Effect of Codeword Placement on the Reliability of Erasure Coded Data Storage Systems (Updated version: April 8, 2013)

As an alternative to replication, modern data storage systems employ advanced erasure codes to protect data from storage node failures because of their ability to provide high data reliability at high storage efficiency. In contrast to previous studies, we consider the practical case where the length of codewords in an erasure coded system is much smaller than the number of storage nodes in the system. In this case, there exists a large number of possible ways in which different codewords can be stored across the nodes of the system.
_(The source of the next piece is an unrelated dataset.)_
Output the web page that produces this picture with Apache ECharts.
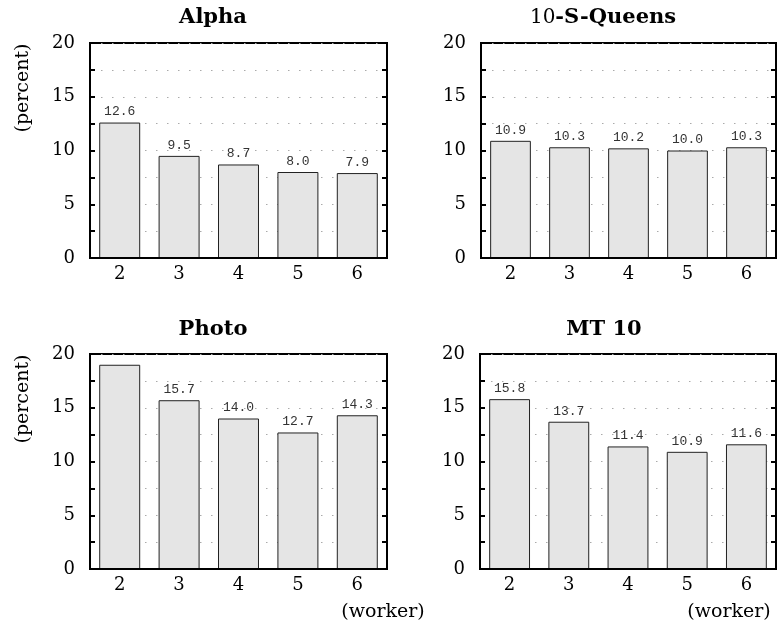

For replication-based systems, it is well-known that the mean time to data loss is significantly affected by the choice of placement of replicas. In particular, the declustered replica placement scheme provides significantly higher reliability than other placement schemes. In this paper, these results are extended to erasure coded systems and it is shown that a declustered placement of codewords can significantly improve system reliability. A detailed reliability analysis is presented that accounts for the rebuild times involved, the amounts of partially rebuilt data when additional nodes fail during rebuild, and the fact that modern systems utilize an intelligent rebuild process by rebuilding the most critical codewords first.
A shorted version of this report has been published in: "Quantitative Evaluation of Systems", Proc. 10th Int'l Conf. on Quantitative Evaluation of SysTems "QEST 2013," Buenos Aires, Argentina, Lecture Notes in Computer Science vol. 8054 (springer 2013) 241-257.